After a slight temporal dip, we are back riding up on to a crest of the sine curve called ‘popular Stonehenge book publication’ (sadly, for a sun-orientated temple, this appears out of phase with the solar activity cycle). Last year’s excellent How to Build Stonehenge by Mike Pitts has now been joined by this, the latest in a number of popular Stonehenge books written by Mike Parker Pearson. Both authors have the authority and legitimate reasons for writing their accounts, and Stonehenge (and the Stonehenge market) is big enough to take it – and more. Both books give a personalised view, recording the remarkable revision of Stonehenge understanding/interpretation that has resulted from the excavations and research done between 2006 and 2022. These have necessarily incorporated the almost exponential rise in increasingly reliable petrographical, geochemical, stable isotope, and aDNA data. Now that almost all of Parker Pearson’s interpretations have become the ‘standard model’, there is a place for literate, critical commentary, hence both books are required reading. Fortunately, that is not onerous, as the two have an amused, informative voice and light touch.

In Stonehenge: a brief history, 11 chapters across 190 pages chronologically chart the story of the circle from ‘Before Stonehenge’ to ‘Stonehenge: the never ending story’, always seating the stones within their spatial and ‘social’ contexts. Starting with Mesolithic aurochsen-hunters and their love of transient puce flints, the book then covers the Stonehenge heydays of Neolithic and Bronze Age building and rebuilding; here Parker Pearson emphasises his suggestions for physical contributions from an earlier circle at West Amesbury Henge (aka Bluestonehenge) and a more ethereal contribution from Waun Mawn.
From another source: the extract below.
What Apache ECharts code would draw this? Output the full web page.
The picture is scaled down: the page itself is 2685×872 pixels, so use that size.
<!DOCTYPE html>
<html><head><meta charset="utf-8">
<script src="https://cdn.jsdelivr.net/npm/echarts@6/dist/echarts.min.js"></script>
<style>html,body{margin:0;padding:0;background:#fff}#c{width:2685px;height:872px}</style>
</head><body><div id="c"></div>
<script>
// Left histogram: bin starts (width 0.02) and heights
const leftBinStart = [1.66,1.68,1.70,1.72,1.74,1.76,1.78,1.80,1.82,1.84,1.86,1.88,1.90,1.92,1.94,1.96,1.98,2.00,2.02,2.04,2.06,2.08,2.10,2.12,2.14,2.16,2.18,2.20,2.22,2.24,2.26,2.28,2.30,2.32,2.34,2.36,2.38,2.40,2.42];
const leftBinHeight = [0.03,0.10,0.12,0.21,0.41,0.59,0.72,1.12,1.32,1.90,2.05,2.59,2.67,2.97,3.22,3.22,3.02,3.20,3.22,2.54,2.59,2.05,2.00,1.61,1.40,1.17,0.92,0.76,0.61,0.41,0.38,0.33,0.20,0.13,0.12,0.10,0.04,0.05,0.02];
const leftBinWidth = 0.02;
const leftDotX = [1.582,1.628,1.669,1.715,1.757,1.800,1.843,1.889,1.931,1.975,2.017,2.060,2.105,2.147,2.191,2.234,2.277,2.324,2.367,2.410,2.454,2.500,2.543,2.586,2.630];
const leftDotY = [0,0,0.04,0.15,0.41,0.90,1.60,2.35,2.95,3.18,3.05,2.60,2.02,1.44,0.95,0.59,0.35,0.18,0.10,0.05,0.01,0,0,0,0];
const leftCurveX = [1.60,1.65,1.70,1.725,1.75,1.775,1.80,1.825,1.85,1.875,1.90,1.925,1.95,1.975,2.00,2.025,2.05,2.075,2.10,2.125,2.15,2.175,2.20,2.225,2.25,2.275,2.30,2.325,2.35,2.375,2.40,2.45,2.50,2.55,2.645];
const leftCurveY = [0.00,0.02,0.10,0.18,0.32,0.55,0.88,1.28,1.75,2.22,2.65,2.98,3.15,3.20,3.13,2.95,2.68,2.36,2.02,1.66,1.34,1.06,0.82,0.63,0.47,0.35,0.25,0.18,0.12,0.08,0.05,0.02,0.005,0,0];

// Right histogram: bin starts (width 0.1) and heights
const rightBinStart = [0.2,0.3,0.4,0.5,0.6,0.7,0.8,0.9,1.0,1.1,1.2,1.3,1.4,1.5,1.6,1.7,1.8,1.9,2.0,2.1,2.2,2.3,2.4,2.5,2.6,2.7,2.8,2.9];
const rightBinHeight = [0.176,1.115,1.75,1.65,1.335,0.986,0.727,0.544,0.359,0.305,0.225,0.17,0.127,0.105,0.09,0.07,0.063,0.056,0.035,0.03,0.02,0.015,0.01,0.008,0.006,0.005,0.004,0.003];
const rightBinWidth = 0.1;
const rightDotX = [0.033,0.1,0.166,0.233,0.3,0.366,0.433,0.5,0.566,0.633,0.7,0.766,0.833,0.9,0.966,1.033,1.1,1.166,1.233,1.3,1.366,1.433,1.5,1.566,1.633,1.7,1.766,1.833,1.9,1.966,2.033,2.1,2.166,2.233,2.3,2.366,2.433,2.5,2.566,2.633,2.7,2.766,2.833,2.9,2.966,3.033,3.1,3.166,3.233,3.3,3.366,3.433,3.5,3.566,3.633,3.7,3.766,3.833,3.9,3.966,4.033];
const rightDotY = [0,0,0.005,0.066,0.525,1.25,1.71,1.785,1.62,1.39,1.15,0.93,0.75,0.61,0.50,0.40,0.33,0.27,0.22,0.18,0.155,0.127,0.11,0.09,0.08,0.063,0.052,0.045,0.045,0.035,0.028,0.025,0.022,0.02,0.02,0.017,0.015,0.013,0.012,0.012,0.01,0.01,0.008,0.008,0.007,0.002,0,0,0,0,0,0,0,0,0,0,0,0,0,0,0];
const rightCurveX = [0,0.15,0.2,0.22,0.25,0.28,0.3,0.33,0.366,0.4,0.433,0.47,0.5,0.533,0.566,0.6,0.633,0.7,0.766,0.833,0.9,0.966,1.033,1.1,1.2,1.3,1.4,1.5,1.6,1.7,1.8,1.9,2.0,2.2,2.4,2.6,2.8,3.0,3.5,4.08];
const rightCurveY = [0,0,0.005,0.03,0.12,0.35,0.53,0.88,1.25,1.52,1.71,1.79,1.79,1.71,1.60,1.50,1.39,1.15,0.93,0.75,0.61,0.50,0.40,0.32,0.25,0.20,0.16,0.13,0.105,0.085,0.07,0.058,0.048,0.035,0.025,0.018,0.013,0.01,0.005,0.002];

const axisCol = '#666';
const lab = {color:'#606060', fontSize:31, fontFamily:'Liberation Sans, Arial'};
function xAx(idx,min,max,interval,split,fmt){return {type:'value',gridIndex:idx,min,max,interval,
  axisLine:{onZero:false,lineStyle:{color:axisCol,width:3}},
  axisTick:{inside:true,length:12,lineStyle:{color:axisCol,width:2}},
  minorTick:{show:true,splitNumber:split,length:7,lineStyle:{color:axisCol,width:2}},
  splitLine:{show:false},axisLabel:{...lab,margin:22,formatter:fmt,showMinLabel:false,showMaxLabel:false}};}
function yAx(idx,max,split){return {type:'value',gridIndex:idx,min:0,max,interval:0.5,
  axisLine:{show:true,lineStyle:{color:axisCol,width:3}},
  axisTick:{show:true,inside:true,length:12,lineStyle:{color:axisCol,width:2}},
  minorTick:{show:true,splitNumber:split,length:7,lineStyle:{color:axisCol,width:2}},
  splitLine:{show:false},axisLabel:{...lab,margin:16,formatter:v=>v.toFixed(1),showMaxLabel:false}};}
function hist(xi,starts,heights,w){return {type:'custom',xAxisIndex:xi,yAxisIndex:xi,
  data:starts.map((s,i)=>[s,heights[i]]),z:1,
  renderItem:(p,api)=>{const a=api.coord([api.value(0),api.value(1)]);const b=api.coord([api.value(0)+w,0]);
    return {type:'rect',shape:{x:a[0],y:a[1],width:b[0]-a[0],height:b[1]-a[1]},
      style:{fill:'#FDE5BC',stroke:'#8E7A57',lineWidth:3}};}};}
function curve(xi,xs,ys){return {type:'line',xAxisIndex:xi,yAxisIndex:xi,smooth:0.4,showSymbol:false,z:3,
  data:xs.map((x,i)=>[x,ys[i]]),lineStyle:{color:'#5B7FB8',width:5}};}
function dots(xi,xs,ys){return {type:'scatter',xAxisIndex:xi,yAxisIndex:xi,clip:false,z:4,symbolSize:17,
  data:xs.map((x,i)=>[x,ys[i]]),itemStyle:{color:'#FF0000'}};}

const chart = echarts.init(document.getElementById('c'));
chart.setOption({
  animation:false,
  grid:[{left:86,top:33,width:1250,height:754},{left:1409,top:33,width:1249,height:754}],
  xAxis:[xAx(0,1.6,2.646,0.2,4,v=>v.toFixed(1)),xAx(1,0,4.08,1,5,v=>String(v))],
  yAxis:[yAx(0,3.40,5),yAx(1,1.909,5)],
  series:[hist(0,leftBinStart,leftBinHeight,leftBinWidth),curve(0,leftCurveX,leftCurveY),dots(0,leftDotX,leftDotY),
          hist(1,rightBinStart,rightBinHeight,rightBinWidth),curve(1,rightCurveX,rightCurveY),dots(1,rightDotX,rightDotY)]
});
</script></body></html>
The next chapters plot the decline of Stonehenge and fall of its stones, down-sloping with minor Roman tinkering, Iron Age neglect (strangely, a chalk pig is figured), and medieval/late medieval antiquarianism. Then, following a Georgian (V) gift/exchange (receiving only a baronetcy for the stones, these jaded days, looks rather a poor deal), we see the post-1900s physical restitution of the uprights continuing, so that Stukeley’s 1740 book, Stonehenge: a temple restor’d to the British Druids, had become, by 1964, Stonehenge; a restor’d temple for the British Druids. A final flourish explores the late 20th-/early 21st-century, including pink-flowered hippies, modern bards, and law-and-order issues over access to bones and stones and Cornish cream teas (much written from an insider’s point of view).
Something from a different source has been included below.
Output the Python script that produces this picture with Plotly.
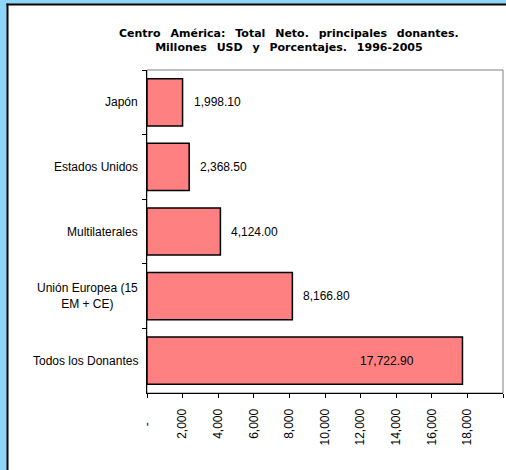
import plotly.graph_objects as go

categories = ["Japón", "Estados Unidos", "Multilaterales", "Unión Europea (15<br>EM + CE)", "Todos los Donantes"]
values = [1998.10, 2368.50, 4124.00, 8166.80, 17722.90]
value_labels = ["1,998.10", "2,368.50", "4,124.00", "8,166.80", "17,722.90"]
x_tickvals = [0, 2000, 4000, 6000, 8000, 10000, 12000, 14000, 16000, 18000, 20000]
x_ticktext = ["-\u00a0\u00a0\u00a0\u00a0", "2,000", "4,000", "6,000", "8,000", "10,000", "12,000", "14,000", "16,000", "18,000", "20,000"]
title_lines = ["Centro\u00a0\u00a0\u2009América:\u00a0\u00a0\u2009Total\u00a0\u00a0\u2009Neto.\u00a0\u00a0\u2009principales\u00a0\u00a0\u2009donantes.",
               "Millones\u00a0\u00a0\u2009USD\u00a0\u00a0\u2009y\u00a0\u00a0\u2009Porcentajes.\u00a0\u00a0\u20091996-2005"]

W, H = 506, 470
L, R, T, B = 147, 3, 70, 77
pw, ph = W - L - R, H - T - B

fig = go.Figure()
fig.add_trace(go.Bar(
    y=categories, x=values, orientation="h",
    marker=dict(color="#FF8080", line=dict(color="#000000", width=1.5)),
    width=0.73, hoverinfo="skip",
))

font = "Liberation Sans, Arial, Helvetica, sans-serif"


def px_x(p):
    return (p - L) / pw


def px_y(p):
    return (H - B - p) / ph


annotations = []
for i, (c, v, lab) in enumerate(zip(categories, values, value_labels)):
    last = i == len(values) - 1
    annotations.append(dict(
        x=v, y=c, xref="x", yref="y", text=lab, showarrow=False,
        xanchor="right" if last else "left", xshift=-46 if last else 9,
        font=dict(family=font, size=12, color="#000000"),
    ))
    annotations.append(dict(
        x=0, y=c, xref="paper", yref="y", text=c, showarrow=False,
        xanchor="right", xshift=-7, align="center",
        font=dict(family=font, size=12, color="#000000"),
    ))
annotations.append(dict(
    x=px_x(289), y=px_y(25), xref="paper", yref="paper", text="<br>".join(title_lines),
    showarrow=False, xanchor="center", yanchor="top", align="center",
    font=dict(family="DejaVu Sans, sans-serif", size=11, color="#000000", weight="bold"),
))

shapes = [
    dict(type="rect", xref="paper", yref="paper", layer="below",
         x0=px_x(8), x1=px_x(600), y0=px_y(600), y1=px_y(5),
         fillcolor="#FFFFFF", line=dict(width=0)),
    dict(type="line", xref="paper", yref="paper", layer="below",
         x0=px_x(7.5), x1=px_x(7.5), y0=px_y(600), y1=px_y(3.5),
         line=dict(color="#000000", width=2)),
    dict(type="line", xref="paper", yref="paper", layer="below",
         x0=px_x(6.5), x1=px_x(600), y0=px_y(4.5), y1=px_y(4.5),
         line=dict(color="#000000", width=2)),
    dict(type="rect", xref="paper", yref="paper", layer="below",
         x0=0, x1=1, y0=0, y1=1, fillcolor="rgba(0,0,0,0)",
         line=dict(color="#808080", width=1)),
]

fig.update_layout(
    width=W, height=H,
    margin=dict(l=L, r=R, t=T, b=B, autoexpand=False),
    paper_bgcolor="#8ED6F7",
    plot_bgcolor="#FFFFFF",
    showlegend=False,
    bargap=0.27,
    annotations=annotations,
    shapes=shapes,
    font=dict(family=font, size=12, color="#000000"),
)
fig.update_xaxes(
    range=[0, 20000], tickvals=x_tickvals, ticktext=x_ticktext, tickangle=-90,
    showgrid=False, zeroline=False, showline=True, linecolor="#000000", linewidth=1,
    ticks="outside", ticklen=4, tickcolor="#000000", tickwidth=1, automargin=False,
    tickfont=dict(family=font, size=12, color="#000000"), ticklabelstandoff=6,
)
fig.update_yaxes(
    autorange="reversed", showgrid=False, zeroline=False, showline=True, automargin=False,
    linecolor="#000000", linewidth=1, ticks="outside", ticklen=4, tickcolor="#000000",
    tickson="boundaries", showticklabels=False,
)

fig.write_html(
    "out.html",
    config={"displayModeBar": False},
    post_script="document.body.style.margin='0';document.body.style.overflow='hidden';",
)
Perhaps counterintuitively, the descriptions of Stonehenge and its surroundings in their many incarnations, although clearly written, seem to fade as the engaging Chapters 8 to 11 approach recent times and our modern sensibilities.

There is one disappointment, however, and one true of many, many recent archaeological books: the figures appear to be secondary to the text. Too often they are poorly reproduced, poorly executed, and printed in monochrome. Here, the maps and sketches of the circle, its stones, or the broader Stonehenge landscape have lettering so minute it is difficult to read without magnification, and differentiating between the 50 shades of grey is distracting.

But, essentially, it is all about the text. Everything is placed in its correct context and explained, and Parker Pearson is generous about, and to, his sources, only becoming (uncharacteristically) slightly less forgiving when discussing modern alternative theories about the purposes of Stonehenge.

Were the Reader’s Digest wanting to commission a condensation of Stonehenge for the Ancestors Volumes 1 and 2 (two volumes that give much of the 15 years’ data collected by Parker Pearson and his team, tomes that must rival in importance Cleal’s Stonehenge in its Landscape), it is too late. For this paperback – tonally correct, slim, easily digestible, but in places close to partisan – would have been precisely what they envisaged. It is exactly in tune with its intended market (serious but non-specialist) and fits comfortably alongside well-received volumes on Avebury, Ur, and Troy in the Bloomsbury publishing catalogue.